**DIRECTIVE:**
Pictures stay out of the copy; set down each line of the listing below exactly.
:: DATA SEGMENT
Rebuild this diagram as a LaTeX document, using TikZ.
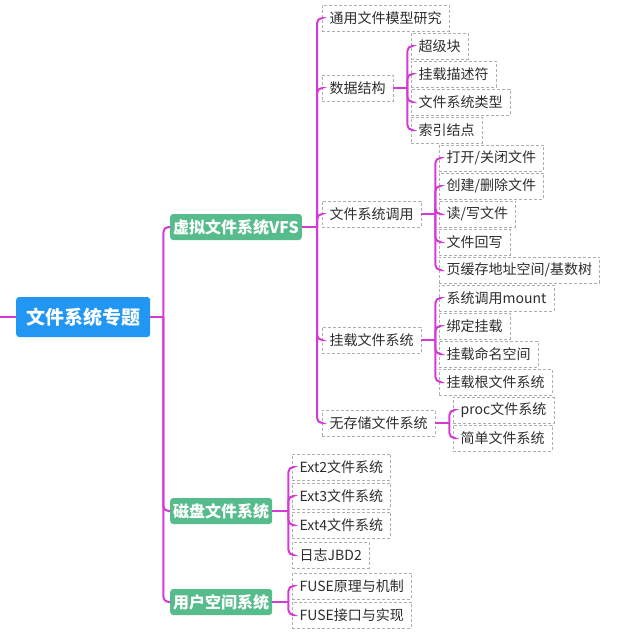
\documentclass[tikz,border=0pt]{standalone}
\usepackage{fontspec}
\setmainfont{Noto Sans CJK SC}
\usetikzlibrary{positioning}
\definecolor{linkpink}{RGB}{214,58,214}
\definecolor{rootblue}{RGB}{33,150,243}
\definecolor{topicgreen}{RGB}{86,188,140}
\definecolor{leafline}{RGB}{175,175,175}
\definecolor{leaftext}{RGB}{45,45,45}

\begin{document}
\begin{tikzpicture}[
    x=1pt, y=-1pt,
    root/.style={fill=rootblue, text=white, rounded corners=3pt, anchor=west,
                 font=\fontsize{19}{21}\selectfont\bfseries, minimum height=40pt, inner xsep=10pt},
    topic/.style={fill=topicgreen, text=white, rounded corners=3pt, anchor=west,
                  font=\fontsize{16}{18}\selectfont\bfseries, minimum height=26pt, inner xsep=3pt},
    leaf/.style={draw=leafline, dash pattern=on 3pt off 2pt, text=leaftext, anchor=west,
                 font=\fontsize{14}{16}\selectfont, minimum height=26pt, inner xsep=7.5pt},
    link/.style={linkpink, line width=2pt},
    fork/.style={link, rounded corners=5pt}
  ]
  \useasboundingbox (0,0) rectangle (641,633);

  % root and topics
  \node[root] (root) at (16,317) {文件系统专题};
  \node[topic] (vfs) at (170,227) {虚拟文件系统VFS};
  \node[topic] (disk) at (170,511) {磁盘文件系统};
  \node[topic] (user) at (170,602) {用户空间系统};

  % VFS branch
  \node[leaf] (model) at (322,18) {通用文件模型研究};
  \node[leaf] (data) at (322,88) {数据结构};
  \node[leaf] (call) at (322,214) {文件系统调用};
  \node[leaf] (mnt) at (322,340) {挂载文件系统};
  \node[leaf] (nostore) at (322,423) {无存储文件系统};

  \node[leaf] (sb) at (411,46) {超级块};
  \node[leaf] (mdesc) at (411,74) {挂载描述符};
  \node[leaf] (fstype) at (411,102) {文件系统类型};
  \node[leaf] (inode) at (411,130) {索引结点};

  \node[leaf] (open) at (439,158) {打开/关闭文件};
  \node[leaf] (create) at (439,186) {创建/删除文件};
  \node[leaf] (rw) at (439,214) {读/写文件};
  \node[leaf] (wb) at (439,242) {文件回写};
  \node[leaf] (cache) at (439,270) {页缓存地址空间/基数树};

  \node[leaf] (mount) at (439,298) {系统调用mount};
  \node[leaf] (bind) at (439,326) {绑定挂载};
  \node[leaf] (ns) at (439,354) {挂载命名空间};
  \node[leaf] (rootfs) at (439,382) {挂载根文件系统};

  \node[leaf] (proc) at (453,410) {proc文件系统};
  \node[leaf] (simple) at (453,438) {简单文件系统};

  % disk and user branches
  \node[leaf] (ext2) at (292,467) {Ext2文件系统};
  \node[leaf] (ext3) at (292,496) {Ext3文件系统};
  \node[leaf] (ext4) at (292,525) {Ext4文件系统};
  \node[leaf] (jbd) at (292,555) {日志JBD2};

  \node[leaf] (fusea) at (292,586) {FUSE原理与机制};
  \node[leaf] (fuseb) at (292,615) {FUSE接口与实现};

  % forks
  \coordinate (entry) at (0,317);
  \path (root.east) ++(13,0) coordinate (rootfork);
  \path (vfs.east) ++(15,0) coordinate (vfsfork);
  \path (data.east) ++(14,0) coordinate (datafork);
  \path (call.east) ++(14,0) coordinate (callfork);
  \path (mnt.east) ++(14,0) coordinate (mntfork);
  \path (nostore.east) ++(14,0) coordinate (nostorefork);
  \path (disk.east) ++(16,0) coordinate (diskfork);
  \path (user.east) ++(16,0) coordinate (userfork);

  \draw[link] (entry) -- (root.west);
  \draw[link] (root.east) -- (rootfork);
  \foreach \k in {vfs,disk,user} \draw[fork] (rootfork) |- (\k.west);

  \draw[link] (vfs.east) -- (vfsfork);
  \foreach \k in {model,data,call,mnt,nostore} \draw[fork] (vfsfork) |- (\k.west);

  \draw[link] (data.east) -- (datafork);
  \foreach \k in {sb,mdesc,fstype,inode} \draw[fork] (datafork) |- (\k.west);

  \draw[link] (call.east) -- (callfork);
  \foreach \k in {open,create,rw,wb,cache} \draw[fork] (callfork) |- (\k.west);

  \draw[link] (mnt.east) -- (mntfork);
  \foreach \k in {mount,bind,ns,rootfs} \draw[fork] (mntfork) |- (\k.west);

  \draw[link] (nostore.east) -- (nostorefork);
  \foreach \k in {proc,simple} \draw[fork] (nostorefork) |- (\k.west);

  \draw[link] (disk.east) -- (diskfork);
  \foreach \k in {ext2,ext3,ext4,jbd} \draw[fork] (diskfork) |- (\k.west);

  \draw[link] (user.east) -- (userfork);
  \foreach \k in {fusea,fuseb} \draw[fork] (userfork) |- (\k.west);
\end{tikzpicture}
\end{document}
::::
**RESULT OF THE EXERCISE:**
Rebuild this diagram as a LaTeX document, using TikZ.
\documentclass[tikz,border=0pt]{standalone}
\usepackage{fontspec}
\setmainfont{Noto Sans CJK SC}
\usetikzlibrary{positioning}
\definecolor{linkpink}{RGB}{214,58,214}
\definecolor{rootblue}{RGB}{33,150,243}
\definecolor{topicgreen}{RGB}{86,188,140}
\definecolor{leafline}{RGB}{175,175,175}
\definecolor{leaftext}{RGB}{45,45,45}

\begin{document}
\begin{tikzpicture}[
    x=1pt, y=-1pt,
    root/.style={fill=rootblue, text=white, rounded corners=3pt, anchor=west,
                 font=\fontsize{19}{21}\selectfont\bfseries, minimum height=40pt, inner xsep=10pt},
    topic/.style={fill=topicgreen, text=white, rounded corners=3pt, anchor=west,
                  font=\fontsize{16}{18}\selectfont\bfseries, minimum height=26pt, inner xsep=3pt},
    leaf/.style={draw=leafline, dash pattern=on 3pt off 2pt, text=leaftext, anchor=west,
                 font=\fontsize{14}{16}\selectfont, minimum height=26pt, inner xsep=7.5pt},
    link/.style={linkpink, line width=2pt},
    fork/.style={link, rounded corners=5pt}
  ]
  \useasboundingbox (0,0) rectangle (641,633);

  % root and topics
  \node[root] (root) at (16,317) {文件系统专题};
  \node[topic] (vfs) at (170,227) {虚拟文件系统VFS};
  \node[topic] (disk) at (170,511) {磁盘文件系统};
  \node[topic] (user) at (170,602) {用户空间系统};

  % VFS branch
  \node[leaf] (model) at (322,18) {通用文件模型研究};
  \node[leaf] (data) at (322,88) {数据结构};
  \node[leaf] (call) at (322,214) {文件系统调用};
  \node[leaf] (mnt) at (322,340) {挂载文件系统};
  \node[leaf] (nostore) at (322,423) {无存储文件系统};

  \node[leaf] (sb) at (411,46) {超级块};
  \node[leaf] (mdesc) at (411,74) {挂载描述符};
  \node[leaf] (fstype) at (411,102) {文件系统类型};
  \node[leaf] (inode) at (411,130) {索引结点};

  \node[leaf] (open) at (439,158) {打开/关闭文件};
  \node[leaf] (create) at (439,186) {创建/删除文件};
  \node[leaf] (rw) at (439,214) {读/写文件};
  \node[leaf] (wb) at (439,242) {文件回写};
  \node[leaf] (cache) at (439,270) {页缓存地址空间/基数树};

  \node[leaf] (mount) at (439,298) {系统调用mount};
  \node[leaf] (bind) at (439,326) {绑定挂载};
  \node[leaf] (ns) at (439,354) {挂载命名空间};
  \node[leaf] (rootfs) at (439,382) {挂载根文件系统};

  \node[leaf] (proc) at (453,410) {proc文件系统};
  \node[leaf] (simple) at (453,438) {简单文件系统};

  % disk and user branches
  \node[leaf] (ext2) at (292,467) {Ext2文件系统};
  \node[leaf] (ext3) at (292,496) {Ext3文件系统};
  \node[leaf] (ext4) at (292,525) {Ext4文件系统};
  \node[leaf] (jbd) at (292,555) {日志JBD2};

  \node[leaf] (fusea) at (292,586) {FUSE原理与机制};
  \node[leaf] (fuseb) at (292,615) {FUSE接口与实现};

  % forks
  \coordinate (entry) at (0,317);
  \path (root.east) ++(13,0) coordinate (rootfork);
  \path (vfs.east) ++(15,0) coordinate (vfsfork);
  \path (data.east) ++(14,0) coordinate (datafork);
  \path (call.east) ++(14,0) coordinate (callfork);
  \path (mnt.east) ++(14,0) coordinate (mntfork);
  \path (nostore.east) ++(14,0) coordinate (nostorefork);
  \path (disk.east) ++(16,0) coordinate (diskfork);
  \path (user.east) ++(16,0) coordinate (userfork);

  \draw[link] (entry) -- (root.west);
  \draw[link] (root.east) -- (rootfork);
  \foreach \k in {vfs,disk,user} \draw[fork] (rootfork) |- (\k.west);

  \draw[link] (vfs.east) -- (vfsfork);
  \foreach \k in {model,data,call,mnt,nostore} \draw[fork] (vfsfork) |- (\k.west);

  \draw[link] (data.east) -- (datafork);
  \foreach \k in {sb,mdesc,fstype,inode} \draw[fork] (datafork) |- (\k.west);

  \draw[link] (call.east) -- (callfork);
  \foreach \k in {open,create,rw,wb,cache} \draw[fork] (callfork) |- (\k.west);

  \draw[link] (mnt.east) -- (mntfork);
  \foreach \k in {mount,bind,ns,rootfs} \draw[fork] (mntfork) |- (\k.west);

  \draw[link] (nostore.east) -- (nostorefork);
  \foreach \k in {proc,simple} \draw[fork] (nostorefork) |- (\k.west);

  \draw[link] (disk.east) -- (diskfork);
  \foreach \k in {ext2,ext3,ext4,jbd} \draw[fork] (diskfork) |- (\k.west);

  \draw[link] (user.east) -- (userfork);
  \foreach \k in {fusea,fuseb} \draw[fork] (userfork) |- (\k.west);
\end{tikzpicture}
\end{document}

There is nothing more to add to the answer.